Either of these 3 scenarios is an utter failure of bitcoin. Either it collapses, it becomes the new fiat, or it isn't any better than what we already have.

Now, I am not making a block size argument here. raising the block size only kicks the can down the road, you'd still run into this problem, and it has problems that lead to centralization which would exacerbate this scenario such that I think doing it only makes my best case scenario more likely, and that's really not a good scenario at all.

I'm also not arguing for proof of stake. It would put you into the same position except that the validators are the top of the food chain rather than the energy producers. It does absolutely nothing to alleviate this problem.

You might think "payment channels!" or "layer 2" or something, but this also only kicks the can down the road. ultimately you have to finalize everything on the blockchain, otherwise it isn't bitcoin, and you'd still run into the same problems. In my best case scenario it would work, but that gets us basically the gold standard back, complete with high expense to move large value, and nothing more. I would not expect such a scenario to fare better than the gold standard did, it led centralization of custody and then fiat money.

What I'm saying is that *we cannot have a block size at all.* We cannot set an arbitrary ceiling on the number of transactions that can be mined per block.
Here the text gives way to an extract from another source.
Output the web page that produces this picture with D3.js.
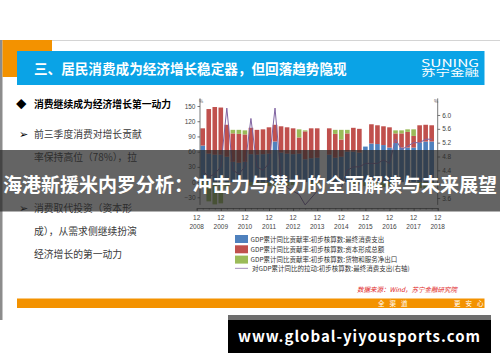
<!DOCTYPE html>
<meta charset="utf-8"/>
<style>
  body { margin: 0; background: #fff; }
  svg text { font-family: "Noto Sans CJK SC", "Noto Sans", sans-serif; }
  .axis text { font-size: 6.5px; fill: #444; font-family: "Liberation Sans", sans-serif; }
  .axis path, .axis line { stroke: #555; stroke-width: 0.8; }
</style>
<svg width="500" height="362"></svg>
<script src="https://d3js.org/d3.v7.min.js"></script>
<script>

  // quarterly data, 2009Q1 .. 2018Q3 (2014Q1 missing)
  var quarters = ["2009Q1","2009Q2","2009Q3","2009Q4","2010Q1","2010Q2","2010Q3","2010Q4",
    "2011Q1","2011Q2","2011Q3","2011Q4","2012Q1","2012Q2","2012Q3","2012Q4",
    "2013Q1","2013Q2","2013Q3","2013Q4","2014Q1","2014Q2","2014Q3","2014Q4",
    "2015Q1","2015Q2","2015Q3","2015Q4","2016Q1","2016Q2","2016Q3","2016Q4",
    "2017Q1","2017Q2","2017Q3","2017Q4","2018Q1","2018Q2","2018Q3"];
  var consumption = [72,56,54,54, 50,40,38,40, 55,54,55,56, 80,58,56,55,
    56,45,47,48, null,54,48,50, 60,60,58,70, 76,75,73,68, 77,68,68,68, 78,80,80];
  var capital = [34,88,94,93, 63,56,57,54, 52,49,49,52, 33,52,52,51,
    32,55,59,58, null,52,47,34, 36,47,47,0, 38,37,37,40, 19,28,31,23, 34,33,32];
  var netExports = [-8,-38,-44,-42, -13,7,8,8, -7,-3,-4,-8, -13,-10,-8,-6,
    16,2,-6,-6, null,-3,8,19, 7,-7,-5,-8, -14,-12,-10,-8, 6,6,5,13, -12,-13,-12];
  var pull = [4.4,4.2,4.3,4.5, 6.2,4.4,4.3,4.5, 5.9,4.5,4.4,4.6, 6.2,4.2,3.9,3.8,
    3.7,3.4,3.6,3.8, null,3.9,3.8,3.9, 4.4,4.5,4.5,4.6, 4.6,4.6,4.7,4.6, 5.3,5.0,5.1,5.2, 5.2,5.3,5.3];
  var years = ["2008","2009","2010","2011","2012","2013","2014","2015","2016","2017","2018"];
  var leftTicks = [-30, 0, 30, 60, 90, 120, 150];
  var rightTicks = [3.6, 4.0, 4.4, 4.8, 5.2, 5.6, 6.0];
  var legendItems = [
    {name: "GDP累计同比贡献率:初步核算数:最终消费支出", color: "#4F81BD", kind: "bar"},
    {name: "GDP累计同比贡献率:初步核算数:资本形成总额", color: "#C0504D", kind: "bar"},
    {name: "GDP累计同比贡献率:初步核算数:货物和服务净出口", color: "#9BBB59", kind: "bar"},
    {name: "对GDP累计同比的拉动:初步核算数:最终消费支出(右轴)", color: "#B3A2C7", kind: "line"}
  ];
  var bullets = [
    {mark: "◆", lines: ["消费继续成为经济增长第一动力"], y: [104.5], bold: true},
    {mark: "➢", lines: ["前三季度消费对增长贡献", "率保持高位（78%），拉"], y: [134, 157.5]},
    {mark: "➢", lines: ["消费取代投资（资本形", "成），从需求侧继续扮演", "经济增长的第一动力"], y: [208, 231.5, 254]}
  ];

  var svg = d3.select("svg");

  // ---- slide frame ----
  svg.append("line").attr("x1", 0).attr("x2", 500).attr("y1", 40.5).attr("y2", 40.5)
    .attr("stroke", "#d4d4d4");
  svg.append("rect").attr("x", 0).attr("y", 40).attr("width", 2.5).attr("height", 280).attr("fill", "#8c8c8c");
  svg.append("rect").attr("x", 2.5).attr("y", 40).attr("width", 49.5).attr("height", 37).attr("fill", "#F39200");
  svg.append("rect").attr("x", 17).attr("y", 51).attr("width", 467.5).attr("height", 34).attr("fill", "#0AA3E6");
  svg.append("text").attr("x", 34).attr("y", 73.5)
    .attr("fill", "#fff").attr("font-size", 13.6).attr("font-weight", "bold")
    .text("三、居民消费成为经济增长稳定器，但回落趋势隐现");
  svg.append("text").attr("x", 421).attr("y", 66.5).attr("fill", "#fff")
    .attr("font-size", 10).attr("font-family", "DejaVu Sans")
    .attr("textLength", 58).attr("lengthAdjust", "spacingAndGlyphs")
    .text("SUNING");
  svg.append("text").attr("x", 421).attr("y", 76).attr("fill", "#fff")
    .attr("font-size", 9).attr("textLength", 58).attr("lengthAdjust", "spacingAndGlyphs").text("苏宁金融");

  // ---- left text ----
  bullets.forEach(function (b) {
    svg.append("text").attr("x", b.bold ? 16 : 18.5).attr("y", b.y[0] + 3.8)
      .attr("font-size", 10.5).attr("fill", "#000")
      .attr("font-family", "DejaVu Sans").text(b.mark);
    b.lines.forEach(function (l, j) {
      svg.append("text").attr("x", 34).attr("y", b.y[j] + 3.5)
        .attr("font-size", 9.8).attr("font-weight", b.bold ? "bold" : "normal")
        .attr("fill", b.bold ? "#000" : "#3a3a3a").text(l);
    });
  });

  // ---- chart ----
  var x = d3.scaleLinear().domain([0, 40]).range([196.7, 437.7]);
  var yL = d3.scaleLinear().domain([-45, 165]).range([204.9, 98.4]);
  var yR = d3.scaleLinear().domain([3.4, 6.48]).range([204.9, 98.4]);

  function qIndex(q) { return (+q.slice(0, 4) - 2008) * 4 + (+q.slice(5)) - 4; }

  var rows = [];
  quarters.forEach(function (q, i) {
    if (consumption[i] == null) return;
    rows.push({q: q, c: consumption[i], k: capital[i], n: netExports[i]});
  });
  var series = d3.stack().keys(["c", "k", "n"]).offset(d3.stackOffsetDiverging)(rows);
  var colors = {c: "#4F81BD", k: "#C0504D", n: "#9BBB59"};
  var bw = 4.6;

  svg.append("g").selectAll("g").data(series).enter().append("g")
    .attr("fill", function (d) { return colors[d.key]; })
    .selectAll("rect").data(function (d) { return d; }).enter().append("rect")
    .attr("x", function (d) { return x(qIndex(d.data.q)) - bw / 2; })
    .attr("width", bw)
    .attr("y", function (d) { return yL(Math.max(d[0], d[1])); })
    .attr("height", function (d) { return Math.abs(yL(d[0]) - yL(d[1])); });

  var line = d3.line()
    .defined(function (d) { return d.v != null; })
    .x(function (d) { return x(qIndex(d.q)); })
    .y(function (d) { return yR(d.v); });
  svg.append("path")
    .datum(quarters.map(function (q, i) { return {q: q, v: pull[i]}; }))
    .attr("fill", "none").attr("stroke", "#8064A2").attr("stroke-width", 1)
    .attr("d", line);

  // axes
  var axL = svg.append("g").attr("class", "axis").attr("transform", "translate(200,0)")
    .call(d3.axisLeft(yL).tickValues(leftTicks).tickSize(2.5).tickPadding(2).tickFormat(d3.format("d")));
  var axR = svg.append("g").attr("class", "axis").attr("transform", "translate(437.7,0)")
    .call(d3.axisRight(yR).tickValues(rightTicks).tickSize(2.5).tickPadding(2).tickFormat(d3.format(".1f")));
  [axL, axR].forEach(function (a) { a.select(".domain").attr("d", "M0,98.4V204.9"); });
  svg.append("text").attr("class", "axis").attr("x", 199).attr("y", 103).attr("font-size", 4.5).attr("fill", "#555").text("%");
  svg.append("text").attr("class", "axis").attr("x", 434).attr("y", 103).attr("font-size", 4.5).attr("fill", "#555").text("%");

  var xAxisY = 208;
  var xa = svg.append("g").attr("class", "axis").attr("transform", "translate(0," + xAxisY + ")");
  xa.call(d3.axisBottom(x).tickValues(d3.range(0, 41)).tickSize(2).tickFormat(""));
  xa.selectAll(".tick line").attr("y2", function (d) { return d % 4 === 0 ? 3 : 1.5; });
  var yt = svg.append("g").attr("class", "axis").selectAll("g").data(years).enter().append("g")
    .attr("transform", function (d, i) { return "translate(" + x(i * 4) + ",0)"; });
  yt.append("text").attr("y", 219.5).attr("text-anchor", "middle").text("12");
  yt.append("text").attr("y", 228.5).attr("text-anchor", "middle").text(function (d) { return d; });

  // legend
  var lg = svg.append("g").selectAll("g").data(legendItems).enter().append("g")
    .attr("transform", function (d, i) { return "translate(235," + (235 + i * 10.3) + ")"; });
  lg.filter(function (d) { return d.kind === "bar"; }).append("rect")
    .attr("width", 13).attr("height", 8).attr("fill", function (d) { return d.color; });
  lg.filter(function (d) { return d.kind === "line"; }).append("line")
    .attr("x1", 0).attr("x2", 13).attr("y1", 2.5).attr("y2", 2.5)
    .attr("stroke", function (d) { return d.color; }).attr("stroke-width", 1.2);
  lg.append("text").attr("x", d => d.kind === "line" ? 17 : 15.5).attr("y", d => d.kind === "line" ? 5 : 6.5)
    .attr("font-size", 6.5).attr("fill", "#333").text(function (d) { return d.name; });

  svg.append("text").attr("x", 357).attr("y", 291.5).attr("font-size", 6.5)
    .attr("fill", "#E02424").attr("font-style", "italic").text("数据来源：Wind，苏宁金融研究院");

  // footer
  svg.append("rect").attr("x", 17).attr("y", 298.5).attr("width", 467.5).attr("height", 9.5).attr("fill", "#F39200");
  svg.append("text").attr("x", 378).attr("y", 306).attr("font-size", 6.5).attr("fill", "#fff")
    .attr("letter-spacing", 5).text("全渠道");
  svg.append("text").attr("x", 454).attr("y", 306).attr("font-size", 6.5).attr("fill", "#fff")
    .attr("letter-spacing", 5).text("更安心");

  // overlay banner
  svg.append("rect").attr("x", 0).attr("y", 150).attr("width", 500).attr("height", 61.5)
    .attr("fill", "rgba(40,40,40,0.72)");
  svg.append("text").attr("x", 250).attr("y", 192).attr("text-anchor", "middle")
    .attr("font-size", 19).attr("font-weight", "bold").attr("fill", "#fff")
    .attr("textLength", 494).text("海港新援米内罗分析：冲击力与潜力的全面解读与未来展望");

  // watermark box
  svg.append("rect").attr("x", 228).attr("y", 315).attr("width", 263).attr("height", 38).attr("fill", "#000");
  svg.append("rect").attr("x", 228).attr("y", 315).attr("width", 263).attr("height", 5).attr("fill", "#6e6e6e");
  svg.append("text").attr("x", 238).attr("y", 342).attr("font-size", 15).attr("font-weight", "bold")
    .attr("font-family", "DejaVu Sans").attr("fill", "#fff").attr("textLength", 242)
    .text("www.global-yiyousports.com");

</script>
We have to make it so that miners make more money the more transactions they process regardless how much each one pays them. And we can't do that if the entire history of the ledger has to be kept to ensure security while simultaneously keeping the network decentralized. Bitcoin needs cut through and a block size only limited by the latency of the network or it will fail. Ideally the entirety of the blockchain would be unspent UTXOs and we would still have programmability. Even that presents us with some problems, probably more unforeseen ones, and maybe even still the problem I've described if network latency becomes a tangible limit on supply of transactions within the block time.

Also note, above I mentioned that I think the rate at which new bitcoin are created is a factor. I don't know that this would still be an issue if there were no arbitrary scarcity with regard to block space. But it is possible that it would present an issue even with an unlimited sized block, maybe there's a reason that the only place where anything naturally occurring is provably scarce is at the edge of the universe. It may very well be "limited supply, limited block space, limited block time, pick 1."